Adibvafa / CodonTransformer

CodonTransformer: The ultimate tool for codon optimization, optimizing DNA sequences for heterologous protein expression across 164 species.
https://adibvafa.github.io/CodonTransformer
Apache License 2.0
102 stars 3 forks source link

Add option to avoid user-defined restriction sites #6

Open VittorioRainaldi opened 1 month ago

VittorioRainaldi commented 1 month ago

Hello,

for my cloning I typically use golden gate with BsaI, so it would be convenient to filter for user-defined restriction sites.

Best, Vittorio

Adibvafa commented 1 month ago

Hello! Thank you for opening an issue.
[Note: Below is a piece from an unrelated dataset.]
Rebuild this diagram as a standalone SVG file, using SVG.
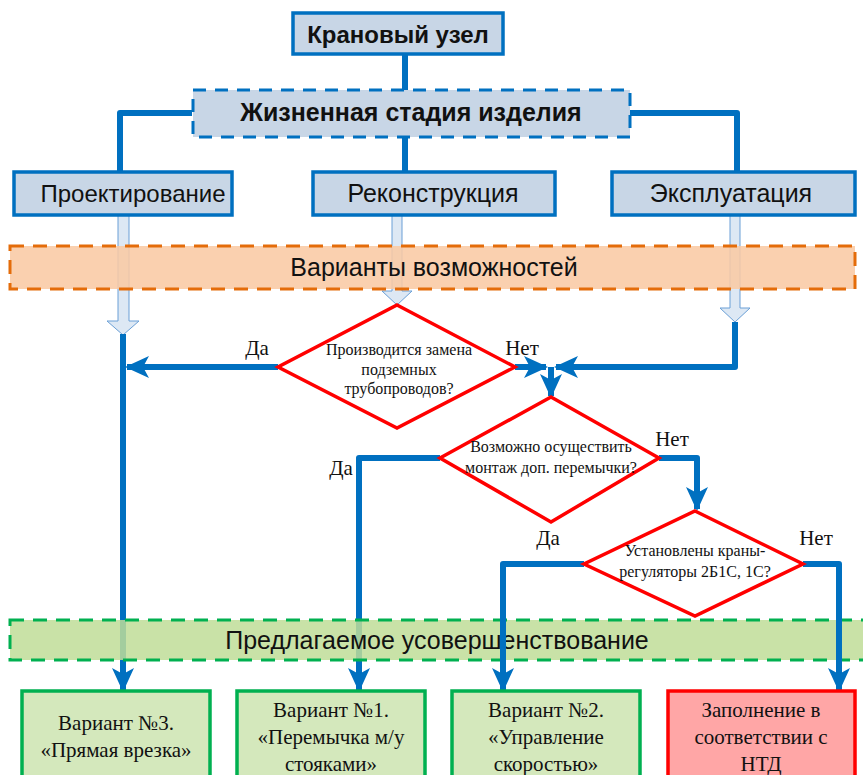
<svg xmlns="http://www.w3.org/2000/svg" width="863" height="775" viewBox="0 0 863 775">
<style>
.box{fill:#c8d6e6;stroke:#0070c0;stroke-width:3.5}
.t{font-family:"Liberation Sans",Arial,sans-serif;fill:#111;text-anchor:middle}
.tb{font-family:"Liberation Sans",Arial,sans-serif;font-weight:bold;fill:#111;text-anchor:middle}
.tm{font-family:"Liberation Serif","Times New Roman",serif;fill:#111;text-anchor:middle}
.dia{fill:#fff;stroke:#ff0000;stroke-width:3.5;stroke-linejoin:miter}
.ln{fill:none;stroke:#0070c0;stroke-width:6;stroke-linejoin:round}
.hol{fill:#dde8f4;stroke:#6a9fd6;stroke-width:1}
.gbox{fill:#d4e8bc;stroke:#00b050;stroke-width:3.5}
.rbox{fill:#ffa6a6;stroke:#ff0000;stroke-width:3.5}
</style>
<defs>
<marker id="ah" markerUnits="userSpaceOnUse" markerWidth="24" markerHeight="22" viewBox="0 0 24 22" refX="22" refY="11" orient="auto">
<path d="M0,0 L24,11 L0,22 L6,11 Z" fill="#0070c0"/>
</marker>
</defs>

<g id="hollow-arrows">
<polygon class="hol" points="118,215 129,215 129,321 139,321 123,335 107,321 118,321"/>
<polygon class="hol" points="392,215 402,215 402,291 412,291 397,305 382,291 392,291"/>
<polygon class="hol" points="730,215 740,215 740,308 750,308 735,322 720,308 730,308"/>
</g>

<g id="band-options">
<rect x="10" y="246" width="845" height="43" fill="#f9c9a4" fill-opacity="0.88" stroke="#e46c0a" stroke-width="3" stroke-dasharray="14,9"/>
<text class="t" x="434" y="276" font-size="25">Варианты возможностей</text>
</g>

<g id="connectors">
<path class="ln" d="M405,54 V90"/>
<path class="ln" d="M192,113 H120 V172"/>
<path class="ln" d="M630,113 H737 V172"/>
<path class="ln" d="M405,137 V172"/>
<path class="ln" d="M278,367 H127" marker-end="url(#ah)"/>
<path class="ln" d="M123,334 V690" marker-end="url(#ah)"/>
<path class="ln" d="M515,367 H546" marker-end="url(#ah)"/>
<path class="ln" d="M735,322 V367 H556" marker-end="url(#ah)"/>
<path class="ln" d="M551,367 V396" marker-end="url(#ah)"/>
<path class="ln" d="M440,458 H359 V690" marker-end="url(#ah)"/>
<path class="ln" d="M659,458 H697 V509" marker-end="url(#ah)"/>
</g>

<g id="band-proposed">
<rect x="10" y="620" width="860" height="40" fill="#bfdd98" fill-opacity="0.85" stroke="#00b050" stroke-width="3" stroke-dasharray="14,9"/>
<text class="t" x="437" y="649" font-size="25">Предлагаемое усовершенствование</text>
</g>

<g id="connectors-front">
<path class="ln" d="M584,564 H503 V690" marker-end="url(#ah)"/>
<path class="ln" d="M803,564 H839 V690" marker-end="url(#ah)"/>
</g>

<g id="node-kranovy">
<rect class="box" x="293" y="13" width="210" height="41"/>
<text class="tb" x="398" y="43" font-size="24">Крановый узел</text>
</g>

<g id="node-stage">
<rect x="193" y="90" width="437" height="47" fill="#c8d6e6" stroke="#0070c0" stroke-width="3" stroke-dasharray="13,9"/>
<text class="tb" x="411" y="121" font-size="25">Жизненная стадия изделия</text>
</g>

<g id="node-design">
<rect class="box" x="14" y="172" width="218" height="43"/>
<text class="t" x="133" y="202" font-size="24">Проектирование</text>
</g>
<g id="node-recon">
<rect class="box" x="313" y="172" width="242" height="43"/>
<text class="t" x="433" y="202" font-size="25">Реконструкция</text>
</g>
<g id="node-exploit">
<rect class="box" x="612" y="172" width="243" height="43"/>
<text class="t" x="731" y="202" font-size="25">Эксплуатация</text>
</g>

<g id="dec1">
<polygon class="dia" points="397,305 515,367 397,428 278,367"/>
<text class="tm" x="399" y="355" font-size="16">Производится замена</text>
<text class="tm" x="399" y="375" font-size="16">подземных</text>
<text class="tm" x="399" y="394" font-size="16">трубопроводов?</text>
<text class="tm" x="257" y="355" font-size="21">Да</text>
<text class="tm" x="522" y="355" font-size="21">Нет</text>
</g>

<g id="dec2">
<polygon class="dia" points="551,397 659,458 551,522 440,458"/>
<text class="tm" x="551" y="452" font-size="16">Возможно осуществить</text>
<text class="tm" x="551" y="473" font-size="16">монтаж доп. перемычки?</text>
<text class="tm" x="341" y="475" font-size="21">Да</text>
<text class="tm" x="672" y="446" font-size="21">Нет</text>
</g>

<g id="dec3">
<polygon class="dia" points="695,511 803,564 695,616 584,564"/>
<text class="tm" x="695" y="556" font-size="16">Установлены краны-</text>
<text class="tm" x="695" y="577" font-size="16">регуляторы 2Б1С, 1С?</text>
<text class="tm" x="548" y="545" font-size="21">Да</text>
<text class="tm" x="816" y="545" font-size="21">Нет</text>
</g>

<g id="var3">
<rect class="gbox" x="22" y="691" width="188" height="90"/>
<text class="tm" x="116" y="730" font-size="21">Вариант №3.</text>
<text class="tm" x="116" y="757" font-size="21">«Прямая врезка»</text>
</g>
<g id="var1">
<rect class="gbox" x="237" y="691" width="188" height="90"/>
<text class="tm" x="331" y="717" font-size="21">Вариант №1.</text>
<text class="tm" x="331" y="744" font-size="21">«Перемычка м/у</text>
<text class="tm" x="331" y="771" font-size="21">стояками»</text>
</g>
<g id="var2">
<rect class="gbox" x="452" y="691" width="188" height="90"/>
<text class="tm" x="546" y="717" font-size="21">Вариант №2.</text>
<text class="tm" x="546" y="744" font-size="21">«Управление</text>
<text class="tm" x="546" y="771" font-size="21">скоростью»</text>
</g>
<g id="ntd">
<rect class="rbox" x="668" y="691" width="187" height="90"/>
<text class="tm" x="761" y="717" font-size="21">Заполнение в</text>
<text class="tm" x="761" y="744" font-size="21">соответствии с</text>
<text class="tm" x="761" y="771" font-size="21">НТД</text>
</g>
</svg>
That's a great suggestion, we will add non-deterministic generation with an option to find the best sequence without user-defined restriction sites. Do you have any specific list of restriction sites in mind that we can test on?

gui11aume commented 1 month ago

This would be a feature of "forbidden" sequence that would go beyond restriction sites. If the user does not want a sequence in their construct, they should have a way to specify it. The first option is to find those sequences in the output and make the one-nucleotide change with the minimal increase in loss. The sequence would no longer be present in the output, and we would get a near-optimal encoding (optimal in terms of loss for the model). The second option is to use non-deterministic mode to produce multiple variants, sort them by loss (or likelihood, it's the same thing) and pick the top output that does not have the sequence.

We do not need a concrete set of restriction sites to get started with this.